La Torah a pour ambition d’élever l’homme à sa plus haute dignité, de révéler les trésors qui sont enfouis en lui, mais ce travail ne peut s’opérer que si l’on ne l’aborde pas avec des idées préconçues, et des intérêts que l’on souhaiterait préserver.
Il ne s’agit pas d’un travail facile, car il suppose de faire abstraction de principes qui sont parfois fortement ancrées en nous, de renoncer à des habitudes qui se sont installées dans nos vies, et de remettre en question des choix qui n’étaient pas justifiés.
Seul celui qui est humble, qui sait mettre de côté son égo, et qui ne craint pas de reconnaître ses erreurs peut s’engager dans une telle voie. Ce chemin peut paraître ingrat au début car il met en lumière des erreurs que nous avons pu commettre ou bien il souligne nos limites, nos failles, mais la récompense est immense. Elle permet à l’homme de coïncider avec son âme, de (re)découvrir toutes ses potentialités, et d’échapper aux écueils de la matérialité qui peuvent enfermer l’homme toute sa vie dans un horizon très limité.
A travers l’humilité, l’homme s’offre la possibilité de re-naître à chaque instant, et de connaître de nouveaux horizons d’épanouissement. Comme le dit le Roi David « Je veux proclamer ce qui est un décret d ivin, une loi immuable : « L’Eternel m’a dit : Tu es Mon fils, c’est Moi qui aujourd’hui t’ai engendré : Demande-le-moi et je te donnerai la royauté sur les peuples en héritage, les confins de la terre pour domaine » » (Psaumes, 2, 7-8). Chaque jour est ainsi la possibilité d’une renaissance et de nouveaux accomplissements.
Evidemment, l’humilité qui est requise de la part de l’homme ne doit pas être confondue avec un sentiment d’auto-dévalorisation et de dépréciation de soi. Il ne s’agit pas de considérer que l’on est si petit que l’on ne peut prétendre à rien et que tout ce que l’on peut faire est dérisoire.
L’humilité à laquelle nous invite la Torah consiste tout d’abord à nous préserver d’un sentiment de « vanité » qui nous amènerait à être obsédé par nos mérites, nos qualités et nos accomplissements, et nous inciterait à rechercher en permanence les honneurs, et la valorisation de notre propre image.
A l’opposé, l’humilité a vocation à nous permettre de travailler l’exigence que l’on a vis-à-vis de nous-mêmes, de réfléchir à tout ce que nous pourrions accomplir de nouveau ou de meilleur. Loin de nous décourager d’agir et de nous faire croire que l’homme est bon à rien, l’humilité est là pour nous stimuler et nous encourager à donner chaque fois le meilleur de nous-même.
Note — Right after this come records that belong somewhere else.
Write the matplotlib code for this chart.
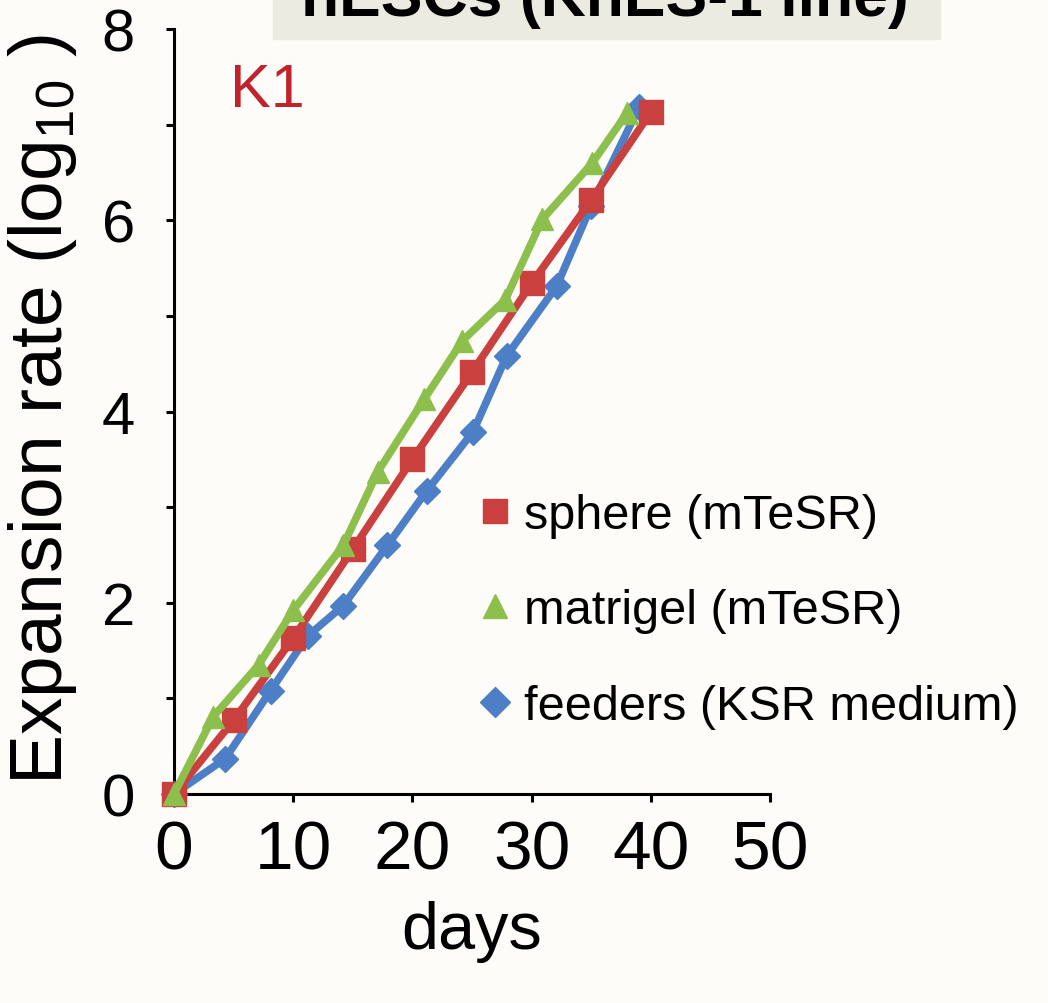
import matplotlib
matplotlib.use("Agg")
import matplotlib.pyplot as plt
from matplotlib.lines import Line2D
from matplotlib.patches import Rectangle

# values
sphere_days = [0, 5, 10, 15, 20, 25, 30, 35, 40]
sphere_rate = [0, 0.77, 1.63, 2.56, 3.50, 4.41, 5.34, 6.21, 7.13]

matrigel_days = [0, 3.3, 7.1, 10, 14.2, 17.1, 21, 24.2, 27.8, 30.9, 35.1, 38]
matrigel_rate = [0, 0.81, 1.35, 1.92, 2.60, 3.37, 4.13, 4.74, 5.17, 6.01, 6.60, 7.12]

feeders_days = [0, 4.3, 8.1, 11.2, 14.2, 17.9, 21.2, 25.1, 27.9, 32.1, 35, 39]
feeders_rate = [0, 0.37, 1.08, 1.65, 1.97, 2.60, 3.17, 3.79, 4.58, 5.31, 6.15, 7.18]

labels = ["sphere (mTeSR)", "matrigel (mTeSR)", "feeders (KSR medium)"]
x_ticks = [0, 10, 20, 30, 40, 50]
y_ticks = [0, 2, 4, 6, 8]

RED = "#c9403f"
GREEN = "#8cbf4c"
BLUE = "#4c7fc6"
BG = "#fdfcf9"
FONT = ["Liberation Sans", "DejaVu Sans"]

plt.rcParams["font.family"] = FONT
plt.rcParams["mathtext.fontset"] = "custom"
plt.rcParams["mathtext.rm"] = "Liberation Sans"

fig = plt.figure(figsize=(10.48, 10.04), dpi=100, facecolor=BG)

# title banner, cut off at the top edge
fig.add_artist(Rectangle((273 / 1048, 1 - 40 / 1004), 667 / 1048, 50 / 1004,
                         transform=fig.transFigure, color="#ecebe1", zorder=0))
fig.text(0.577, 1 - 16 / 1004, "hESCs (KhES-1 line)", ha="center", va="baseline",
         fontsize=45, fontweight="bold", zorder=1)

ax = fig.add_axes([174 / 1048, 1 - 795 / 1004, 596 / 1048, 765 / 1004], zorder=2)
ax.set_facecolor("none")

ax.plot(feeders_days, feeders_rate, color=BLUE, lw=5.5, marker="D", ms=13, clip_on=False, zorder=3)
ax.plot(sphere_days, sphere_rate, color=RED, lw=5.5, marker="s", ms=17, clip_on=False, zorder=4)
ax.plot(matrigel_days, matrigel_rate, color=GREEN, lw=5.5, marker="^", ms=16, clip_on=False, zorder=5)

ax.set_xlim(0, 50)
ax.set_ylim(0, 8)
ax.set_xticks(x_ticks)
ax.set_yticks(y_ticks)
ax.set_yticks([1, 3, 5, 7], minor=True)
for sp in ("top", "right"):
    ax.spines[sp].set_visible(False)
for sp in ("left", "bottom"):
    ax.spines[sp].set_linewidth(2.2)
ax.tick_params(axis="both", which="both", direction="out", length=6, width=2.2)
ax.tick_params(axis="x", pad=12, labelsize=50)
ax.tick_params(axis="y", pad=22, labelsize=43)

ax.set_xlabel("days", fontsize=48, labelpad=12)
fig.text(0.041, 1 - 410 / 1004, "Expansion rate (log$_{\\mathrm{10}}$ )", rotation=90,
         ha="center", va="center", fontsize=54)

ax.text(4.7, 7.19, "K1", color="#c0232b", fontsize=44, va="baseline")

handles = [
    Line2D([], [], ls="none", marker="s", ms=17, color=RED),
    Line2D([], [], ls="none", marker="^", ms=17, color=GREEN),
    Line2D([], [], ls="none", marker="D", ms=15, color=BLUE),
]
fig.legend(handles, labels, loc="center left", bbox_to_anchor=(0.458, 1 - 612 / 1004),
           frameon=False, fontsize=35, handlelength=0.6, handletextpad=0.3,
           labelspacing=1.03, borderpad=0, borderaxespad=0)

fig.savefig("out.png", dpi=100, facecolor=BG)
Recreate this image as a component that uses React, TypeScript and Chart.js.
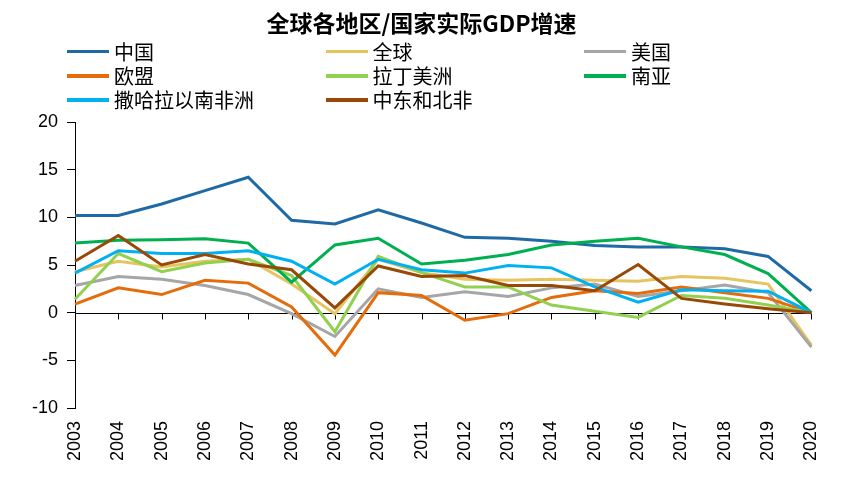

Elle éloigne de nous l’immobilisme de l’auto-satisfaction, et nous encourage à explorer de nouveaux chemins de connaissance, à faire encore mieux. Elle ouvre les portes du porgrès que l’orgueil, au contraire, cadenasse.
Or, la Torah a une foi infinie dans les capacités de l’homme, et elle souhaite à l’élever à sa plus haute dignité. D’ailleurs, il est significatif que chaque fois que l’Eternel dénombre les enfants d’Israël, le terme employé est « élever les têtes » (« Séou et rosh », « Nasso »). La Torah répugne à compter des individus, à associer un numéro à des êtres humains. Elle s’attache en revanche à « lever » la tête de chacun, à nous permettre de révéler notre bonté, notre générosité, notre sagesse.
Or cette grandeur n’est possible précisément que grâce à l’humilité.
C’est là le sens de cet enseignement des Sages du Talmud de Babylone (traité Erouvine 54 a) qui nous proposent une analyse allégorique d’un verset de la Torah évoquant les différentes étapes suivies par les enfants d’Israël avant d’arriver en Israël : le désert (Midbar) tout d’abord, puis ils rejoignent successivement des lieux nommés Matana, Nahalael ou encore Bamot.
Et voici l’interprétation de nos Sages : "Si un homme se fait comme un désert (Midbar) [travaille son humilité et sait annuler son égo], alors il lui sera fait don (Matana) de la Torah ; alors, Dieu (El) l'adoptera (NahalïEl); et alors il s'élèvera puisqu'il est dit « De Nahalï El à Bamot (Bamot signfie les haut-lieux).
Puissions-nous, avec l’aide d’Hachem, avoir le mérite de comprendre comment nous renforcer dans cette vertu de l’humilité afin de pouvoir recevoir la Torah de manière authentique lors de la fête de Shavouot et mériter d’être éclairé par sa sagesse dans nos vies.